Southerners — and some conservative sentimentalists — tell themselves two convenient lies about the Civil War. One is that the Confederate cause was an honorable one, the other is that the war wasn’t really about slavery. Neither of those stands up to very much scrutiny, and the former is mostly false in no small part because the latter is almost entirely false.
There were honorable men fighting on the Southern side, to be sure, and their fight was an honorable one to the extent that risking life and limb on behalf of one’s home and people is generally honorable. General Lee is widely considered to have been an honorable military man, and so was Field Marshal Rommel. But General Lee’s cause was destroying the United States of America to facilitate slavery. The historical record, including practically every Confederate document explaining Southern separation, makes that clear enough. That the abolitionists were imperfect in their commitment to the liberation of the slaves and that there were Southern men of conscience who detested slavery and yet fought on behalf of its preserver does not change any of that. The War Between the States wasn’t about cotton tariffs.

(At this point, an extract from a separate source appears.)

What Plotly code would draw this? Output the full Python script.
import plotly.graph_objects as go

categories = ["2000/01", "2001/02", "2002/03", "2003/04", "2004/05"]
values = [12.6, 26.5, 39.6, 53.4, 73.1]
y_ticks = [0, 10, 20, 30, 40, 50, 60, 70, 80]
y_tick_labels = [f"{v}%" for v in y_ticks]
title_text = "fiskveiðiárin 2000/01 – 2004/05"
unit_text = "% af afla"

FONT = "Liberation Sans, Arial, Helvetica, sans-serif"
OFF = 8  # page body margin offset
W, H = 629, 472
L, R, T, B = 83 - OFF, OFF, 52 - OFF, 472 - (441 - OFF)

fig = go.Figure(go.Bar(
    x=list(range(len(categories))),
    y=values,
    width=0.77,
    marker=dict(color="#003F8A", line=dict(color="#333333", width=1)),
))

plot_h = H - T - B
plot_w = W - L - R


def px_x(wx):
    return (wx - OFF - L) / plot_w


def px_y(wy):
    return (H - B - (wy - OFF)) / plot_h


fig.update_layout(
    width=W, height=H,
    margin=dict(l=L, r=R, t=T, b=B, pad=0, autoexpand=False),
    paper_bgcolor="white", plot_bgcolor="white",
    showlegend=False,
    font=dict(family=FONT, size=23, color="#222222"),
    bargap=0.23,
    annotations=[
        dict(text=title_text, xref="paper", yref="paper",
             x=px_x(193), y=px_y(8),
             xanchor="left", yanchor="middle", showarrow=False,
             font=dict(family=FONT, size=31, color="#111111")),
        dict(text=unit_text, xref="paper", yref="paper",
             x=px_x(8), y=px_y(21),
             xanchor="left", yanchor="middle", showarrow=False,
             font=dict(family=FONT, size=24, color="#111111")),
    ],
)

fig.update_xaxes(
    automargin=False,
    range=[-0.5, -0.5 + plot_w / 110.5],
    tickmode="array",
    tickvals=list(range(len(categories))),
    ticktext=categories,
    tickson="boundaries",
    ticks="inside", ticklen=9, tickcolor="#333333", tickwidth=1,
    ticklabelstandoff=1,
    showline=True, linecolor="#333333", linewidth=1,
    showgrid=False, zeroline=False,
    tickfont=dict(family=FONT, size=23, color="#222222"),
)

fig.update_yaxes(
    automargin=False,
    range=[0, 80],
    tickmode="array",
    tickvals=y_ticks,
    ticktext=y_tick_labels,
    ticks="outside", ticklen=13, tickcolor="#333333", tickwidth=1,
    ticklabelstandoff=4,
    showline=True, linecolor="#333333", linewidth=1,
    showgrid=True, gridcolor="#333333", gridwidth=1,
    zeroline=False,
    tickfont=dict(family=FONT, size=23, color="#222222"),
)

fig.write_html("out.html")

Many of the monuments and statues now being abominated and disassembled were not erected in the immediate aftermath of the Civil War but some years after, often in reaction to such modest advances in the political and social condition of African Americans as the early 20th century produced. Some were nothing short of consecrated shrines to white supremacy erected to Southern political powers in league with such miscreants as the Ku Klux Klan. To the extent that today’s reaction against these monuments is in essence Democrats cleaning up their own mess, there is some justice to it.

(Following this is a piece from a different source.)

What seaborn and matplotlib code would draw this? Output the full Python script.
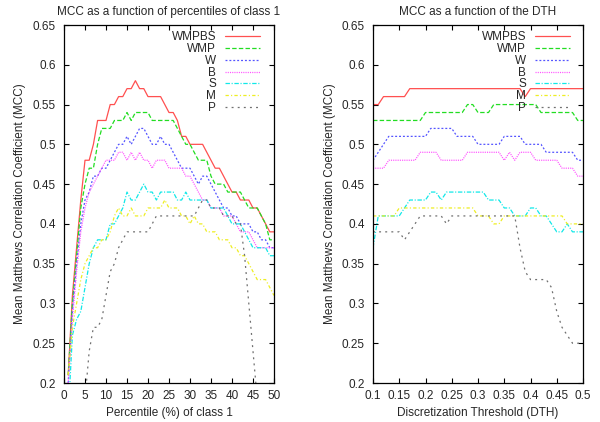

But there would have been some justice to it in 1938 or 1964 as well. The current attack on Confederate monuments is only another front in the Left’s endless kulturkampf. The Left is committed to always being on the offense in the culture wars, and, with Donald Trump and his white-resentment politics installed in the White House and Republicans lined up queasily behind him, the choice of going after Confederate totems is clever. It brings out the kooks and the cranks, and some respectable conservatives feel obliged to defend them. Getting Republicans to re-litigate the Civil War is a great victory for the Democrats, who were, after all, on the wrong side of it as a matter of historical fact. Rather than embrace their party’s proudest and finest legacy, Republicans are now trying to explain away President Trump’s insistence that there were some very fine gentlemen among the tiki-Nazis in Charlottesville. President Trump’s schoolboy forensics is here particularly embarrassing. From Abraham Lincoln to Donald Trump: Evolution runs backward for American political parties.
We should not, in any case, accept the fiction that what is transpiring at the moment is a moral crusade rather than political opportunism.
Monuments have a way of being repurposed: Rome is an overwhelmingly Christian city, and its most famous monument is the Colosseum, where Christians were put to death for sport and for political gain. (It was, however, more common for martyrs to meet their fate at the Circus Maximus.) A famous Roman obelisk, originally brought from Egypt by Caligula as a symbol of imperial power, today stands in St. Peter’s Square, crowned by a small reliquary believed to contain fragments of the True Cross. The Roman Catholics might have proceeded in the same way as the Taliban with Buddhist monuments, smashing every relic of their pagan forebears. The Christian world has undergone such paroxysms from time to time: Iconoclasm is puritanism in vandalism.